We have drawn over 300 Presbyterians to these events each year since 2011. We are hoping to bring more in 2015. Please register today and share the information found about the Advocacy Training Weekend with your friends, church groups, Presbyteries, Synods and other congregations in your community. 




Celebrating Advocacy Victories

  • Celebrating the great news on US-Cuba relations! Thanks to all of you who have been responding to our action alerts on this issue!
  • After 100 days in Sanctuary at University Presbyterian Church, Luis Lopez Acabal returned to his home and family on Friday, December 12!
  • Both the U.S. House of Representatives and the U.S. Senate have passed the ABLE Act, which will “unlock the doors of financial freedom” for people with disabilities and their families, who must either be independently wealthy or live in poverty in order to receive the support and services they need.
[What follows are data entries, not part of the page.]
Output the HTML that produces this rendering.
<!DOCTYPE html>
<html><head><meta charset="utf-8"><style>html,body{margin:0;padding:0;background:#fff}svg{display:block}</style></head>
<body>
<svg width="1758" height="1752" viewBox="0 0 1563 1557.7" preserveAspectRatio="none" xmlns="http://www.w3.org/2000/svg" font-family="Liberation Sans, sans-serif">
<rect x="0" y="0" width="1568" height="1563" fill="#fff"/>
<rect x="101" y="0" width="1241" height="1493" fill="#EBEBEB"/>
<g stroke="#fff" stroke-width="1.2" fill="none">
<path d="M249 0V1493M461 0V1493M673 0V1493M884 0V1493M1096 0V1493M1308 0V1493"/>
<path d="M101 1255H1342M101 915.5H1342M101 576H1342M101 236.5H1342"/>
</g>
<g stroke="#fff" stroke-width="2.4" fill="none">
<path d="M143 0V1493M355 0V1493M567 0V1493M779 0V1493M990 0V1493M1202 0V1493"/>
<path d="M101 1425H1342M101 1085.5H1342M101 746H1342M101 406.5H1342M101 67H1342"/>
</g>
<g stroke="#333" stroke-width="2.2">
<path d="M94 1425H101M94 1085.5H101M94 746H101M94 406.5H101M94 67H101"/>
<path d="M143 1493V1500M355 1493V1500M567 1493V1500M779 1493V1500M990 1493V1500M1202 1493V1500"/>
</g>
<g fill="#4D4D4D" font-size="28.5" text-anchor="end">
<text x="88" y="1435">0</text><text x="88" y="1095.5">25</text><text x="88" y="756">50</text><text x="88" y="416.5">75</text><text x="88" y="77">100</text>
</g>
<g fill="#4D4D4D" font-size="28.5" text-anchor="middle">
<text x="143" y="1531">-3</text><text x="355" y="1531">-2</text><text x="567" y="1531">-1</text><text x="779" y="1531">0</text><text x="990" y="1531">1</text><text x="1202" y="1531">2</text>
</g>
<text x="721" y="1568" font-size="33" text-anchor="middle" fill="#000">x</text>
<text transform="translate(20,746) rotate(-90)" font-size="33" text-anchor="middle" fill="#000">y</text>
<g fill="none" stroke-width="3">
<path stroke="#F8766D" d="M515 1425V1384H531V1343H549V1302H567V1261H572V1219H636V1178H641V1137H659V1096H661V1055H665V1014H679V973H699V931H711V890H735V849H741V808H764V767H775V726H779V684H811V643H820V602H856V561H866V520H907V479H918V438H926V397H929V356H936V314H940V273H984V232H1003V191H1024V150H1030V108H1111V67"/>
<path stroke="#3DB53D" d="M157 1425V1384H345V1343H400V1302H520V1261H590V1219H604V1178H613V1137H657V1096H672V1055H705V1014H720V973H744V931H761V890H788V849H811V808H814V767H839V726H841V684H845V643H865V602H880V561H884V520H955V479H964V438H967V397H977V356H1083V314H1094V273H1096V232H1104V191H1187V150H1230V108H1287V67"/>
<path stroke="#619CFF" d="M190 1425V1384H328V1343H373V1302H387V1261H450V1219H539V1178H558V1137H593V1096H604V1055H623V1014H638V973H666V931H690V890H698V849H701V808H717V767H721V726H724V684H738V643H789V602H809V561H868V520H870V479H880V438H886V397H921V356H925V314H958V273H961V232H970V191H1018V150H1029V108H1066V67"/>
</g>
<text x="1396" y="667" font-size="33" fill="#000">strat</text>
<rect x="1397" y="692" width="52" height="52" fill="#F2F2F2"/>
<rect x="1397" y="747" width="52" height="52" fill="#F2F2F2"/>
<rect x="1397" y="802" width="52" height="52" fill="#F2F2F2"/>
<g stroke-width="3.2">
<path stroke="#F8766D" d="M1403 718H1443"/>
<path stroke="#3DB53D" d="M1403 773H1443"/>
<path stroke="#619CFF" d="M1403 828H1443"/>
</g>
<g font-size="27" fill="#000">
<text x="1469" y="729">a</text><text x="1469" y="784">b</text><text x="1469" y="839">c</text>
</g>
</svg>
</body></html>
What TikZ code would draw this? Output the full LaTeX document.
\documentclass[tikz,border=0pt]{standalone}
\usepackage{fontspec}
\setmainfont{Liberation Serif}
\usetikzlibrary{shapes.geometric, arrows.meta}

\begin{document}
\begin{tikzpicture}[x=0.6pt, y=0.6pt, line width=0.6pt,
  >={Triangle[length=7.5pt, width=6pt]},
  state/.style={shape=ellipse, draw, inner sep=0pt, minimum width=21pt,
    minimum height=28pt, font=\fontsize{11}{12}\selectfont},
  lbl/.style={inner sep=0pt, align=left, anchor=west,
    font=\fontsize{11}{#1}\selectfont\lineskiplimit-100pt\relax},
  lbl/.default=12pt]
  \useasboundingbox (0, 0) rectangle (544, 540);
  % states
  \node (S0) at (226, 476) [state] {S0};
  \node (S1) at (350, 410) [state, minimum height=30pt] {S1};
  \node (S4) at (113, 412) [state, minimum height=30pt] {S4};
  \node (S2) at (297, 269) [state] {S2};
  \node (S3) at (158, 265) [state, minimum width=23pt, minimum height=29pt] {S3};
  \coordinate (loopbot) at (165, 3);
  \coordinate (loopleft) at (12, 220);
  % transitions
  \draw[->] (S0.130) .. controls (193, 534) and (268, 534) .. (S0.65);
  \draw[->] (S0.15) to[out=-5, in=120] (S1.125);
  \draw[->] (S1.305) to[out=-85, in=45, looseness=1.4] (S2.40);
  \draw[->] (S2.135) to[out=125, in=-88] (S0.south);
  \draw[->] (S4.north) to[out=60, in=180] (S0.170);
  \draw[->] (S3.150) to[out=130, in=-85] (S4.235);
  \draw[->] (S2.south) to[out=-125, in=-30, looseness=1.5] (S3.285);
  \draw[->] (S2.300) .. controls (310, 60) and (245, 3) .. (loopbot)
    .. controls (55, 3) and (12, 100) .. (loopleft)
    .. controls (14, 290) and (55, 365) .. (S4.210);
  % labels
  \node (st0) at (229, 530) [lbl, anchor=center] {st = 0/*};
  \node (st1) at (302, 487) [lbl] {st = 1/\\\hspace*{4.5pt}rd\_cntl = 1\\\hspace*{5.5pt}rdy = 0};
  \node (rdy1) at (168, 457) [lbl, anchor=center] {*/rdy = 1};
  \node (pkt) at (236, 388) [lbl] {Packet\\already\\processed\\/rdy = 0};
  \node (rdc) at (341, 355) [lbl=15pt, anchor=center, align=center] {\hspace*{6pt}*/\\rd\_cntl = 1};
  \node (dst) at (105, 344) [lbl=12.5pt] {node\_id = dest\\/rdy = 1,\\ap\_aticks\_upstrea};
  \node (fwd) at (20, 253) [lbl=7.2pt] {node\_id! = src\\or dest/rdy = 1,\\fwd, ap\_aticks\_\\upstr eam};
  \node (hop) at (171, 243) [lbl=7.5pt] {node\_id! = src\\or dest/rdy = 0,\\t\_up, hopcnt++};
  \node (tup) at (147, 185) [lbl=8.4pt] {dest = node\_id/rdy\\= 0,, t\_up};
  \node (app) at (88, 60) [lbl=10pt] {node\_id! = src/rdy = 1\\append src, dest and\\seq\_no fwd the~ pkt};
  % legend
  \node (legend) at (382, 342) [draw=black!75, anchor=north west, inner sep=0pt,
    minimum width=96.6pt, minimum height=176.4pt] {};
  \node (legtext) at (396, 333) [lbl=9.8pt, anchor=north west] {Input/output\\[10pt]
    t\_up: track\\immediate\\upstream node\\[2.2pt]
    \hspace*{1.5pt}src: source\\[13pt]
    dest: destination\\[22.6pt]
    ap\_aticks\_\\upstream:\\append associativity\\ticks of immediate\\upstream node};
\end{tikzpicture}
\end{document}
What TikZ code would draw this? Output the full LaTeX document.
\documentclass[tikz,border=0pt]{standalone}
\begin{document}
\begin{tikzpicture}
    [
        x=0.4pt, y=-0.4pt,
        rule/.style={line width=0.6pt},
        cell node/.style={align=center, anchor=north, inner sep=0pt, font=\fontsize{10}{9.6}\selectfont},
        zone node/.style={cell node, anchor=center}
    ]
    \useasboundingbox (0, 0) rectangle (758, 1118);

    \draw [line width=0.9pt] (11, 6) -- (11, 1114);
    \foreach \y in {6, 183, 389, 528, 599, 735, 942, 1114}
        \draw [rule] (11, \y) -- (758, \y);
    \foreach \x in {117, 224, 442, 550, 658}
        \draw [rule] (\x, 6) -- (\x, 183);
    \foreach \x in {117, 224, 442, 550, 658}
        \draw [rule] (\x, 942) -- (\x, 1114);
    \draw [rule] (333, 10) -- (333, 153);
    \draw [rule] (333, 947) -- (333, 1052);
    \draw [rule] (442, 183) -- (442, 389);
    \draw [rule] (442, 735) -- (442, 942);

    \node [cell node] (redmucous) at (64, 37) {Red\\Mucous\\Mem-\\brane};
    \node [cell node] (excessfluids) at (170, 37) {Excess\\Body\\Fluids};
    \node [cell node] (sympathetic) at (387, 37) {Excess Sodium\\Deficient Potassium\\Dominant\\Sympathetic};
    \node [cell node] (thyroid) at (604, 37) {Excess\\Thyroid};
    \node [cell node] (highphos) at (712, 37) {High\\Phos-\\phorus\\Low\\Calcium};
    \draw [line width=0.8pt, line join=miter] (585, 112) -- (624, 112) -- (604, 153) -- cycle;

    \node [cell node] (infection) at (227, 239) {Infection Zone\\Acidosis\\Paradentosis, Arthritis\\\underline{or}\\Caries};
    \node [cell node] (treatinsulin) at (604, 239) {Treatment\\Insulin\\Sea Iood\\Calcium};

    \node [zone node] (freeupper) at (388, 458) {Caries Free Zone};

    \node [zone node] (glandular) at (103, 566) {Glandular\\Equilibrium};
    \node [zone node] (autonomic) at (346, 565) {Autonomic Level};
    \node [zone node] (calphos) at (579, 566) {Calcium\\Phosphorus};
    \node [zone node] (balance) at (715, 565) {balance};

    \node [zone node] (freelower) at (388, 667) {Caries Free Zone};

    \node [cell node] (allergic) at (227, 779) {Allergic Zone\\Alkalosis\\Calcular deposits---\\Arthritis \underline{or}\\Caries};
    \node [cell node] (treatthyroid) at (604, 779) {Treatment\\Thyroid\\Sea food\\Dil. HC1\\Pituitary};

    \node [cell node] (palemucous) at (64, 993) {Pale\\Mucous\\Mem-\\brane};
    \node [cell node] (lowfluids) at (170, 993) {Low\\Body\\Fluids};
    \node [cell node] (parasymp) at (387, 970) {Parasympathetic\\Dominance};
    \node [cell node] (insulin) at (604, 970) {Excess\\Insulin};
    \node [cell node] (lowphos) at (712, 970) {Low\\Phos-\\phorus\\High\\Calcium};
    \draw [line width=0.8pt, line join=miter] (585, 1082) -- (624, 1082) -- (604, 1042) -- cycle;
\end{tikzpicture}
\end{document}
The President is expected to sign this bill into law – perhaps the most important stride forward in legislation for people with disabilities since the Americans with Disabilities Act (ADA) itself. Read more from our partners at the Interfaith Disability Advocacy Coalition’s (IDAC) Facebook page.


I give thanks each day for the way God has blessed this ministry and for you, who are our partners in ministry and mission. May the joy and peace of this season be yours and may we move into a New Year with hope and thanksgiving.